▶ [DATASET EXCERPTS]:
+ + + + + + +

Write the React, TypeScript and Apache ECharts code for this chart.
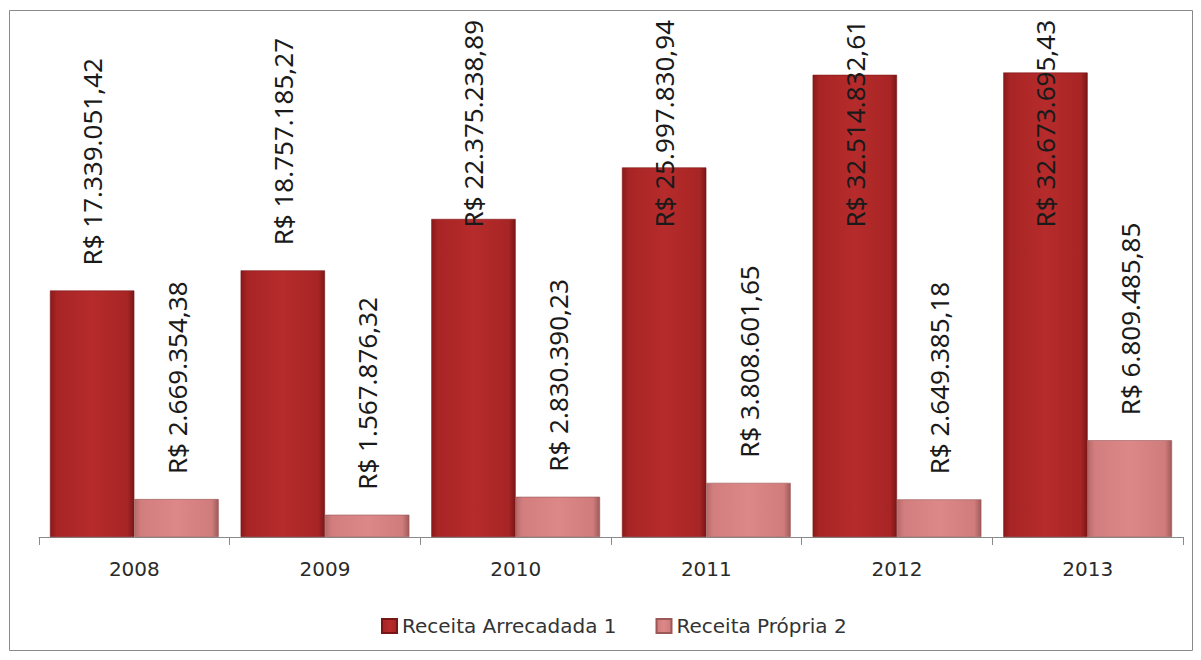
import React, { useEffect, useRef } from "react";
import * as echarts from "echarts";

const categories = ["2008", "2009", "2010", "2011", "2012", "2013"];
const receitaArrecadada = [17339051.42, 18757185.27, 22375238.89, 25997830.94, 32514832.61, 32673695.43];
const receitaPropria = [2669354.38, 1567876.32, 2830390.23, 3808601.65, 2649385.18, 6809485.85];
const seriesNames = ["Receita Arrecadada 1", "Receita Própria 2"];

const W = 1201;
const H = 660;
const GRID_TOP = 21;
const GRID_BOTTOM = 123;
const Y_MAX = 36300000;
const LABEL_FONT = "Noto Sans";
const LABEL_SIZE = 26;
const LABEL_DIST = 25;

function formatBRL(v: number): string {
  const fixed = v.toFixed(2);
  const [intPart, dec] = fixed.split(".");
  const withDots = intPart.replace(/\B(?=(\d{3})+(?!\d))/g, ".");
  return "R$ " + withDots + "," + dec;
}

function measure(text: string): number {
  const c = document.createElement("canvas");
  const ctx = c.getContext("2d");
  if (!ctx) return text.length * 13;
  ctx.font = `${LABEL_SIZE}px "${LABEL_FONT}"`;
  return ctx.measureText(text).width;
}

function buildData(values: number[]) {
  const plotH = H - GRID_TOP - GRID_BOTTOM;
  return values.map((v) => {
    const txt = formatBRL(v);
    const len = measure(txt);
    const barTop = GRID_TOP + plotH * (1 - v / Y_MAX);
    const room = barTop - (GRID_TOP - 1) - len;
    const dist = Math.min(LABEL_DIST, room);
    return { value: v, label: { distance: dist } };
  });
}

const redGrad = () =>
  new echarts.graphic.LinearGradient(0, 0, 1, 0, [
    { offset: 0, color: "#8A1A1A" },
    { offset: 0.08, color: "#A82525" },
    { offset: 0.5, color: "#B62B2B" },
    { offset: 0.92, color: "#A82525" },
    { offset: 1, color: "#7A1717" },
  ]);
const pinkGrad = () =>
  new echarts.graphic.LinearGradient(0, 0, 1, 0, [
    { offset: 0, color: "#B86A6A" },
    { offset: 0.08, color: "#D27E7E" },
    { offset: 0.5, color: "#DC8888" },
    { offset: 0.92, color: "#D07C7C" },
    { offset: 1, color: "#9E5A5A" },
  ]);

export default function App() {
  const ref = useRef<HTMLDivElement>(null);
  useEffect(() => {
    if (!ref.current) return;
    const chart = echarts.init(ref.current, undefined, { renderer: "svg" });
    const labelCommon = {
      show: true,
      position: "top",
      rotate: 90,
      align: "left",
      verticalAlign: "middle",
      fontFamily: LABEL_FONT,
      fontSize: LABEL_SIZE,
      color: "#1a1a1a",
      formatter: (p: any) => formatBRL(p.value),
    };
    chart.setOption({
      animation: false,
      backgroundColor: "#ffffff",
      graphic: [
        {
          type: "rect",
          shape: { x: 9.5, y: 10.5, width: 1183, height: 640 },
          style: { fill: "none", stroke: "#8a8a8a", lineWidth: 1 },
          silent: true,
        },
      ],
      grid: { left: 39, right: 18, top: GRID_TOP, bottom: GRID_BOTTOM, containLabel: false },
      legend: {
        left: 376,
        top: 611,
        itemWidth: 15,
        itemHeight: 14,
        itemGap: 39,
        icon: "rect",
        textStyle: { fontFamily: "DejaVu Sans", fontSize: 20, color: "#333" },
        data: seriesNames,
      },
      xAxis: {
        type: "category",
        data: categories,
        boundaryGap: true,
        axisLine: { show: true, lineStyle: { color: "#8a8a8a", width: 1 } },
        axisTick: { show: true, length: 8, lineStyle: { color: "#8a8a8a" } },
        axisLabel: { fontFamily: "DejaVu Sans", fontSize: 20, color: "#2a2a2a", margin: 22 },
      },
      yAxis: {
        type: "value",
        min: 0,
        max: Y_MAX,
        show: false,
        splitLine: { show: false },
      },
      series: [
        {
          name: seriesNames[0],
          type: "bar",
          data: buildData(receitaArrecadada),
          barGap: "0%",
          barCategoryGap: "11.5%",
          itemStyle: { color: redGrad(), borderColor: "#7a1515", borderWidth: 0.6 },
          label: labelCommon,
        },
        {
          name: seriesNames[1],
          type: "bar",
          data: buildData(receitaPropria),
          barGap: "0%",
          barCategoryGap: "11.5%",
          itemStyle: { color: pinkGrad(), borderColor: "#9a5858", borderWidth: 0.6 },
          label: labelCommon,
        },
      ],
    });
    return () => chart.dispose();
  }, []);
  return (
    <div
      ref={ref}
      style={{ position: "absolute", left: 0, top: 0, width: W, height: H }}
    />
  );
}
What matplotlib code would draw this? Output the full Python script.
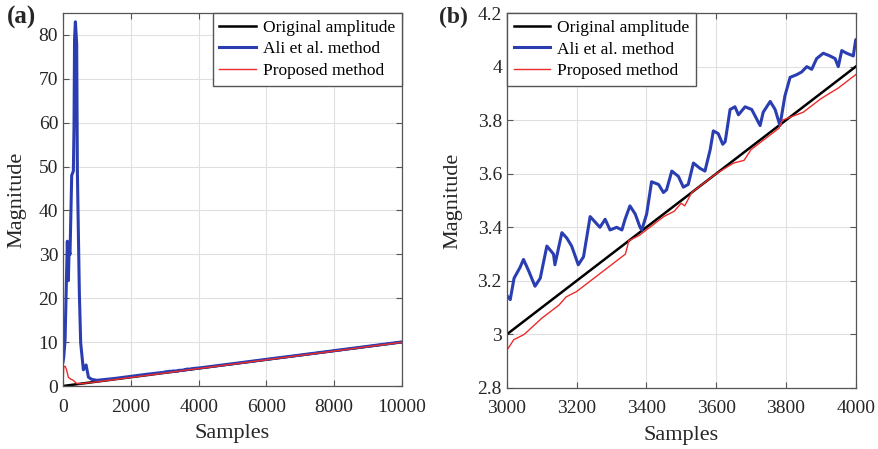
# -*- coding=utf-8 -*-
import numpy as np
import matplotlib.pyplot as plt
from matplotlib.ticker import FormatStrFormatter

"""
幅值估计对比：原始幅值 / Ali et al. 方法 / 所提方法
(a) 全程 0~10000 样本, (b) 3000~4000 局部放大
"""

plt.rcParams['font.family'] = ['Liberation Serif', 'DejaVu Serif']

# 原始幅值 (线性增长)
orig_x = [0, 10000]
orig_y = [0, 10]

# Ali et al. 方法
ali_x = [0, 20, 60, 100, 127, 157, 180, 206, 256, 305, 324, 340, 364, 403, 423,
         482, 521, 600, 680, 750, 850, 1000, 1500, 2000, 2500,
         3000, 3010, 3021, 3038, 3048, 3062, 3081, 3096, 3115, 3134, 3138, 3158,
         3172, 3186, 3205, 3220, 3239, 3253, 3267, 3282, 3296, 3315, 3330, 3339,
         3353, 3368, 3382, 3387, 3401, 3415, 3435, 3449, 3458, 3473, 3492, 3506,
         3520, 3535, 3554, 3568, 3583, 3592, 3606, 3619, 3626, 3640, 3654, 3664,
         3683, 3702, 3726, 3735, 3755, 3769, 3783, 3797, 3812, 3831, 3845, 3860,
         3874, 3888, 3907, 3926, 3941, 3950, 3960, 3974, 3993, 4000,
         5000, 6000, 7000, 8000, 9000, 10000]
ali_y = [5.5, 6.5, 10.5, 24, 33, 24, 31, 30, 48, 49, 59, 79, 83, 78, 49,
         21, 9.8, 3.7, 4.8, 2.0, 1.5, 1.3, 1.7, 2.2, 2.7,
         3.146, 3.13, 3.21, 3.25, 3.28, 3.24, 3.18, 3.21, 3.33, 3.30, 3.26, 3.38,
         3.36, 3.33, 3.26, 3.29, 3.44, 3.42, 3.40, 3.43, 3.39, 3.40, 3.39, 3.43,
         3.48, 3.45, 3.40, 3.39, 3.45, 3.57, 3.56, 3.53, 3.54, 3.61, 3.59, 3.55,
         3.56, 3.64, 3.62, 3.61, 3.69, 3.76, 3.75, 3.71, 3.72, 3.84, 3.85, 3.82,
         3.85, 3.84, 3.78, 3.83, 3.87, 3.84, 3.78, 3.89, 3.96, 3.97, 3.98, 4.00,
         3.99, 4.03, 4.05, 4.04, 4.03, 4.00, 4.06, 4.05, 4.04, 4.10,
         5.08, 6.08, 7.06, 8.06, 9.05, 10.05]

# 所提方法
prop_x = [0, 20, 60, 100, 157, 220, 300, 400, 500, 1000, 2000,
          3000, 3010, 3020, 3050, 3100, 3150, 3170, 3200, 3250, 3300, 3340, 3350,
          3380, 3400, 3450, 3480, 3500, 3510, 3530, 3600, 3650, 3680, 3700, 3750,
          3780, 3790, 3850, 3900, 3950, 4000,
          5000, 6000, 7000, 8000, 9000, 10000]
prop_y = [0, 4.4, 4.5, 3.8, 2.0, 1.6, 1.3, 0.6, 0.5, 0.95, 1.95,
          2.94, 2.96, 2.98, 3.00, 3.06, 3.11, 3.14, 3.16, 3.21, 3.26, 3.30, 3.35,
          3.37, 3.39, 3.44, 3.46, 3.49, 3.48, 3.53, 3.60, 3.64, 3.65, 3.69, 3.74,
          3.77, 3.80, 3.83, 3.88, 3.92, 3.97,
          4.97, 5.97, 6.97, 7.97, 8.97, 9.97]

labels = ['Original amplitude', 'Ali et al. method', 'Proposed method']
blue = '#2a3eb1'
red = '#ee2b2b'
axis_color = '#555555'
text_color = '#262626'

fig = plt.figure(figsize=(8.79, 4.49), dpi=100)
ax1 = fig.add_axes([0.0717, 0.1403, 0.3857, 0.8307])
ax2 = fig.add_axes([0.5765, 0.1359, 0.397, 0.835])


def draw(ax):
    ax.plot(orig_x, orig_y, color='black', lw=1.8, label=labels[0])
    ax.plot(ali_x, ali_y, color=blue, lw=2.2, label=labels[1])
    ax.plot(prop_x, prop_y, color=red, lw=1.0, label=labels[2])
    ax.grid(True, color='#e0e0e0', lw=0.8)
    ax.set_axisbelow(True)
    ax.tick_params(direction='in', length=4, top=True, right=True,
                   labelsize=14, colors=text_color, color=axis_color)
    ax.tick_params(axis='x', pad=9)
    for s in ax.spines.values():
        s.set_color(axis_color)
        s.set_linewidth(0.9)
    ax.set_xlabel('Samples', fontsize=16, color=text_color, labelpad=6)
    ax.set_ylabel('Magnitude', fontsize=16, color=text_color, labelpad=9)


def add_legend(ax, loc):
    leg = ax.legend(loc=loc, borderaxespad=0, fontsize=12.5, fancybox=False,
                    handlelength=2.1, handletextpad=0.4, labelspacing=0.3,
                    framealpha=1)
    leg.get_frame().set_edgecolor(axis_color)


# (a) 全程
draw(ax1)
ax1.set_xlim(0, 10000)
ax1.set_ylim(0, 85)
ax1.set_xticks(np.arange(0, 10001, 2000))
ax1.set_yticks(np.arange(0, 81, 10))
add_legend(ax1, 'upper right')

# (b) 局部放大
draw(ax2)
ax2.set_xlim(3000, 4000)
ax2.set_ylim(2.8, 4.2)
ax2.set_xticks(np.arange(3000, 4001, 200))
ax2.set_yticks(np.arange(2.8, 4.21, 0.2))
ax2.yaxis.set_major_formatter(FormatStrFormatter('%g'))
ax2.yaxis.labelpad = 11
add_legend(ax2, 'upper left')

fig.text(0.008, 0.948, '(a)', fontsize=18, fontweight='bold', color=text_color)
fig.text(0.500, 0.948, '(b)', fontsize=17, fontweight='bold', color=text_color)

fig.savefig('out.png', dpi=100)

+ + + + + + +

Give back only the lines from the one holding "What matplotlib code" through the one holding "5.08, 6.08, 7.06, 8.06, 9.05, 10.05]", both kept, exactly as written. Omit the images.

▶ [SOLVED PROBLEM]:
What matplotlib code would draw this? Output the full Python script.
# -*- coding=utf-8 -*-
import numpy as np
import matplotlib.pyplot as plt
from matplotlib.ticker import FormatStrFormatter

"""
幅值估计对比：原始幅值 / Ali et al. 方法 / 所提方法
(a) 全程 0~10000 样本, (b) 3000~4000 局部放大
"""

plt.rcParams['font.family'] = ['Liberation Serif', 'DejaVu Serif']

# 原始幅值 (线性增长)
orig_x = [0, 10000]
orig_y = [0, 10]

# Ali et al. 方法
ali_x = [0, 20, 60, 100, 127, 157, 180, 206, 256, 305, 324, 340, 364, 403, 423,
         482, 521, 600, 680, 750, 850, 1000, 1500, 2000, 2500,
         3000, 3010, 3021, 3038, 3048, 3062, 3081, 3096, 3115, 3134, 3138, 3158,
         3172, 3186, 3205, 3220, 3239, 3253, 3267, 3282, 3296, 3315, 3330, 3339,
         3353, 3368, 3382, 3387, 3401, 3415, 3435, 3449, 3458, 3473, 3492, 3506,
         3520, 3535, 3554, 3568, 3583, 3592, 3606, 3619, 3626, 3640, 3654, 3664,
         3683, 3702, 3726, 3735, 3755, 3769, 3783, 3797, 3812, 3831, 3845, 3860,
         3874, 3888, 3907, 3926, 3941, 3950, 3960, 3974, 3993, 4000,
         5000, 6000, 7000, 8000, 9000, 10000]
ali_y = [5.5, 6.5, 10.5, 24, 33, 24, 31, 30, 48, 49, 59, 79, 83, 78, 49,
         21, 9.8, 3.7, 4.8, 2.0, 1.5, 1.3, 1.7, 2.2, 2.7,
         3.146, 3.13, 3.21, 3.25, 3.28, 3.24, 3.18, 3.21, 3.33, 3.30, 3.26, 3.38,
         3.36, 3.33, 3.26, 3.29, 3.44, 3.42, 3.40, 3.43, 3.39, 3.40, 3.39, 3.43,
         3.48, 3.45, 3.40, 3.39, 3.45, 3.57, 3.56, 3.53, 3.54, 3.61, 3.59, 3.55,
         3.56, 3.64, 3.62, 3.61, 3.69, 3.76, 3.75, 3.71, 3.72, 3.84, 3.85, 3.82,
         3.85, 3.84, 3.78, 3.83, 3.87, 3.84, 3.78, 3.89, 3.96, 3.97, 3.98, 4.00,
         3.99, 4.03, 4.05, 4.04, 4.03, 4.00, 4.06, 4.05, 4.04, 4.10,
         5.08, 6.08, 7.06, 8.06, 9.05, 10.05]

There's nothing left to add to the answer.